** DIRECTIONS FOR THIS TASK **
Your task is to copy the listing exactly, with the pictures left out.

** DATASET EXCERPT **
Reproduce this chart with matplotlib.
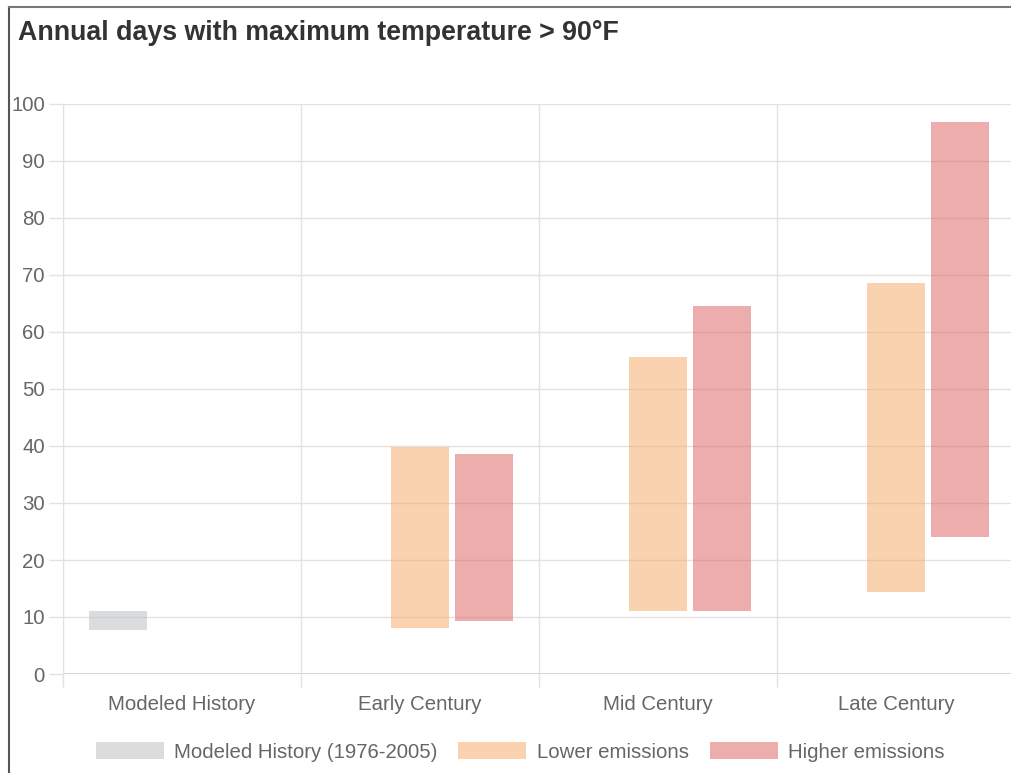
import numpy as np
import matplotlib.pyplot as plt
from matplotlib.lines import Line2D
from matplotlib.patches import Patch

plt.rcParams['font.family'] = ['Liberation Sans', 'DejaVu Sans']

categories = ['Modeled History', 'Early Century', 'Mid Century', 'Late Century']

# floating bars: (low, high) ranges per period
history_low = [7.7, None, None, None]
history_high = [11.0, None, None, None]
lower_low = [None, 8.0, 11.1, 14.4]
lower_high = [None, 39.8, 55.7, 68.6]
higher_low = [None, 9.3, 11.1, 24.0]
higher_high = [None, 38.6, 64.6, 96.9]

series = [
    ('Modeled History (1976-2005)', history_low, history_high, (185/255, 187/255, 191/255, 0.5)),
    ('Lower emissions', lower_low, lower_high, (247/255, 167/255, 98/255, 0.5)),
    ('Higher emissions', higher_low, higher_high, (222/255, 93/255, 93/255, 0.5)),
]

W, H = 1011, 773
fig = plt.figure(figsize=(W / 100, H / 100), dpi=100)
ax = fig.add_axes([63 / W, (H - 674) / H, 952 / W, 570 / H])

x = np.arange(len(categories))
offset = 0.267
width = 0.244
for i, (name, lo, hi, col) in enumerate(series):
    for j in range(len(categories)):
        if lo[j] is None:
            continue
        ax.bar(x[j] + (i - 1) * offset, hi[j] - lo[j], bottom=lo[j], width=width,
               color=col, linewidth=0, zorder=3)

ax.set_xlim(-0.5, 3.5)
ax.set_ylim(0, 100)

grid_c = '#e2e2e2'
fs = 14.7
ax.set_yticks(np.arange(0, 101, 10))
ax.set_xticks(np.arange(-0.5, 4.0, 1.0))
ax.set_xticklabels([])
ax.set_xticks(x, minor=True)
ax.set_xticklabels(categories, minor=True)
ax.tick_params(axis='x', which='minor', length=0, pad=15, labelsize=fs, labelcolor='#666666')
ax.tick_params(axis='x', which='major', length=9.5, color=grid_c, width=1)
ax.tick_params(axis='y', length=10, color=grid_c, width=1, pad=3, labelsize=fs, labelcolor='#666666')
ax.grid(True, which='major', color=grid_c, linewidth=1, zorder=0)
ax.set_axisbelow(True)
for s in ['top', 'right', 'bottom']:
    ax.spines[s].set_visible(False)
ax.spines['left'].set_color(grid_c)
ax.axhline(0, color='#d0d0d0', linewidth=1.2, zorder=2)

fig.text(18 / W, 1 - 33 / H, 'Annual days with maximum temperature > 90°F',
         fontsize=19.3, fontweight='bold', color='#333333', va='center', ha='left')

handles = [Patch(facecolor=c, edgecolor='none', label=n) for n, _, _, c in series]
fig.legend(handles=handles, loc='center', bbox_to_anchor=(520 / W, 1 - 752 / H), ncol=3,
           frameon=False, fontsize=fs, handlelength=3.33, handleheight=0.93,
           handletextpad=0.5, columnspacing=1.03, labelcolor='#666666')

# outer frame
fig.add_artist(Line2D([8.5 / W, 8.5 / W], [0, 1 - 6.5 / H], color='#555555', linewidth=1.5))
fig.add_artist(Line2D([8.5 / W, 1], [1 - 6.5 / H, 1 - 6.5 / H], color='#777777', linewidth=1.5))

fig.savefig('out.png', dpi=100)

** ANSWER IN FULL **
Reproduce this chart with matplotlib.
import numpy as np
import matplotlib.pyplot as plt
from matplotlib.lines import Line2D
from matplotlib.patches import Patch

plt.rcParams['font.family'] = ['Liberation Sans', 'DejaVu Sans']

categories = ['Modeled History', 'Early Century', 'Mid Century', 'Late Century']

# floating bars: (low, high) ranges per period
history_low = [7.7, None, None, None]
history_high = [11.0, None, None, None]
lower_low = [None, 8.0, 11.1, 14.4]
lower_high = [None, 39.8, 55.7, 68.6]
higher_low = [None, 9.3, 11.1, 24.0]
higher_high = [None, 38.6, 64.6, 96.9]

series = [
    ('Modeled History (1976-2005)', history_low, history_high, (185/255, 187/255, 191/255, 0.5)),
    ('Lower emissions', lower_low, lower_high, (247/255, 167/255, 98/255, 0.5)),
    ('Higher emissions', higher_low, higher_high, (222/255, 93/255, 93/255, 0.5)),
]

W, H = 1011, 773
fig = plt.figure(figsize=(W / 100, H / 100), dpi=100)
ax = fig.add_axes([63 / W, (H - 674) / H, 952 / W, 570 / H])

x = np.arange(len(categories))
offset = 0.267
width = 0.244
for i, (name, lo, hi, col) in enumerate(series):
    for j in range(len(categories)):
        if lo[j] is None:
            continue
        ax.bar(x[j] + (i - 1) * offset, hi[j] - lo[j], bottom=lo[j], width=width,
               color=col, linewidth=0, zorder=3)

ax.set_xlim(-0.5, 3.5)
ax.set_ylim(0, 100)

grid_c = '#e2e2e2'
fs = 14.7
ax.set_yticks(np.arange(0, 101, 10))
ax.set_xticks(np.arange(-0.5, 4.0, 1.0))
ax.set_xticklabels([])
ax.set_xticks(x, minor=True)
ax.set_xticklabels(categories, minor=True)
ax.tick_params(axis='x', which='minor', length=0, pad=15, labelsize=fs, labelcolor='#666666')
ax.tick_params(axis='x', which='major', length=9.5, color=grid_c, width=1)
ax.tick_params(axis='y', length=10, color=grid_c, width=1, pad=3, labelsize=fs, labelcolor='#666666')
ax.grid(True, which='major', color=grid_c, linewidth=1, zorder=0)
ax.set_axisbelow(True)
for s in ['top', 'right', 'bottom']:
    ax.spines[s].set_visible(False)
ax.spines['left'].set_color(grid_c)
ax.axhline(0, color='#d0d0d0', linewidth=1.2, zorder=2)

fig.text(18 / W, 1 - 33 / H, 'Annual days with maximum temperature > 90°F',
         fontsize=19.3, fontweight='bold', color='#333333', va='center', ha='left')

handles = [Patch(facecolor=c, edgecolor='none', label=n) for n, _, _, c in series]
fig.legend(handles=handles, loc='center', bbox_to_anchor=(520 / W, 1 - 752 / H), ncol=3,
           frameon=False, fontsize=fs, handlelength=3.33, handleheight=0.93,
           handletextpad=0.5, columnspacing=1.03, labelcolor='#666666')

# outer frame
fig.add_artist(Line2D([8.5 / W, 8.5 / W], [0, 1 - 6.5 / H], color='#555555', linewidth=1.5))
fig.add_artist(Line2D([8.5 / W, 1], [1 - 6.5 / H, 1 - 6.5 / H], color='#777777', linewidth=1.5))

fig.savefig('out.png', dpi=100)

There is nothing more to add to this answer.